Jordan B. Peterson'u yaptığı çıkışlardan dolayı sadece üniversitenin değil, tüm dünyanın da gündemine düşüp manşet oluyor.

İyi ama neden evlenmeliyiz ki? Hayatımız boyu bizi mutlu edecek o romantik partneri bulamadıktan sonra evlenmenin ne gibi bir anlamı var? Peterson’ın bu soruya verdiği cevap sadece evliliğe dair değil. Aynı zamanda hayata dair felsefi çıkarımları da içinde barındırıyor. Peterson’a göre hayat baştan ayağa trajedi ile dolu.

Bizler ise küçük, kusurlu, cahil ve güçsüzüz; geri kalan her şey ise devasa, karmaşık ve karşı konulmaz. Kimsenin başına geleceklerden kaçıp kurtulması gibi bir şey söz konusu değil, bu yüzden en iyisi kendi hayatımız için sorumluluk almaya başlamamız.
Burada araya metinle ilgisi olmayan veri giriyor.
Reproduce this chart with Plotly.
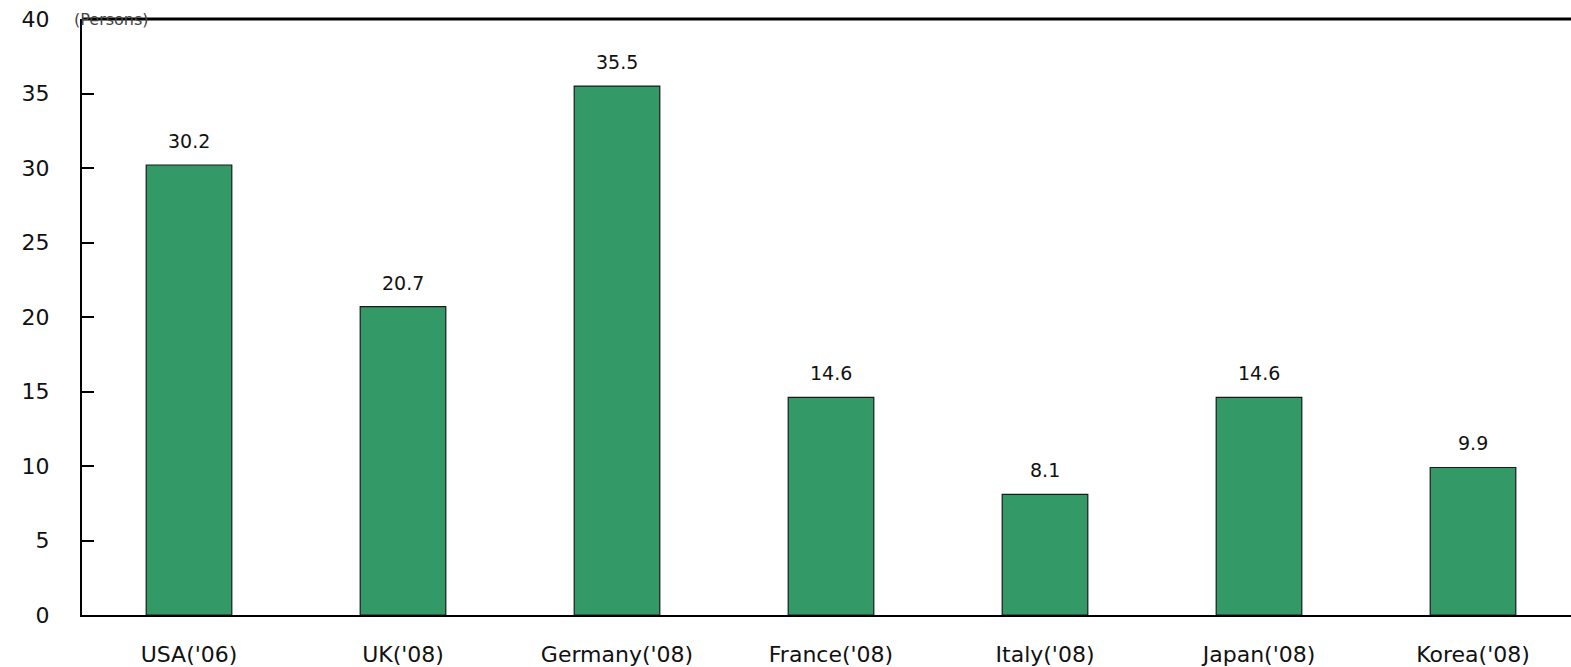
import plotly.graph_objects as go

categories = ["USA('06)", "UK('08)", "Germany('08)", "France('08)", "Italy('08)", "Japan('08)", "Korea('08)"]
values = [30.2, 20.7, 35.5, 14.6, 8.1, 14.6, 9.9]
labels = ["30.2", "20.7", "35.5", "14.6", "8.1", "14.6", "9.9"]
y_ticks = [0, 5, 10, 15, 20, 25, 30, 35, 40]

font_family = "DejaVu Sans"

fig = go.Figure()
fig.add_trace(go.Bar(
    x=categories, y=values, width=0.4,
    marker=dict(color="#339966", line=dict(color="#1a1a1a", width=1.2)),
    hoverinfo="skip",
))

for c, v, t in zip(categories, values, labels):
    fig.add_annotation(x=c, y=v, text=t, showarrow=False, yanchor="middle",
                       yshift=24, font=dict(family=font_family, size=19, color="#111"))

fig.add_annotation(xref="paper", yref="paper", x=-0.007, y=1.0, text="(Persons)",
                   showarrow=False, xanchor="left", yanchor="middle",
                   font=dict(family=font_family, size=16, color="#444"))

fig.update_layout(
    width=1571, height=667,
    margin=dict(l=82, r=0, t=19, b=50),
    plot_bgcolor="white", paper_bgcolor="white",
    showlegend=False,
    xaxis=dict(
        range=[-0.5, 6.5 - (1580 - 1571) / 214.0],
        showline=True, linecolor="black", linewidth=2,
        mirror=False, ticks="", showgrid=False,
        ticklabelstandoff=19,
        tickfont=dict(family=font_family, size=22, color="#111"),
    ),
    yaxis=dict(
        range=[0, 40], tickvals=y_ticks,
        showline=True, linecolor="black", linewidth=2,
        ticks="inside", ticklen=12, tickcolor="black", tickwidth=1.5,
        showgrid=False, zeroline=False,
        ticklabelstandoff=26,
        tickfont=dict(family=font_family, size=22, color="#111"),
    ),
)
fig.add_shape(type="line", xref="paper", yref="paper", x0=0, x1=1, y0=1, y1=1,
              line=dict(color="black", width=3))

fig.write_html("out.html", config={"displayModeBar": False},
               post_script="document.body.style.margin='0';document.body.style.overflow='hidden';")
Ve insan, hayatın tüm bu trajedilerine yalnız bir savaşçı gibi tek başına mücadele etmektense kendisine bir “ahd” ile bağlı, hiçbir zaman onu terk edip gitmeyeceğine inandığı biriyle birlikte mücadele etmeli. İşte Peterson’a göre evliliğin temel amacı bu. Bizi devamlı mutlu edecek birini bulup onunla hayat boyu sefa sürmek değil.

Batı’da deyim yerindeyse ortalığı kasıp kavuran “süperstar psikolog” Jordan B. Peterson, sık sık protestolarla karşılaşıyor.

Evliliğin bir diğer amacı da bizi hem manevi hem de psikolojik gelişimimize katkıda bulunmak, üstelik bunun tek başımıza yapacağımızdan çok daha kolay ve hızlı bir şekilde gerçekleşmesini sağlamak. Peterson’a göre hayatımız boyunca, iyi günde, kötü günde, hastalıkta, sağlıkta bir arada olacağımıza söz verdiğimiz birisine karşı her daim dürüst olmalıyız ve bu da beraberinde sorunları çözüme ulaştırmak için arka yollara sapmak yerine anlaşmaya çalışmayı getirir. Hayat boyu beraber olacağımızı düşündüğümüz insana korkularımızı açar, kusurlarımızı gösterir, kendi kendimize koyduğumuz sınırları açık ederiz. Dürüstçe iletişim kurmayı, taviz vermeyi ve bir insanı iyi huylarıyla olduğu kadar karanlık yönleriyle de sevmeyi öğreniriz.

Tüm bunlara göre Peterson bizlere aslında kendimizi tanımak için, manen gelişim kaydetmek için, “yol”un ilerisini görmek için evlenmemiz gerektiğini söylüyor. Ona göre hayatımız ancak o zaman huzur ve anlam kazanacak.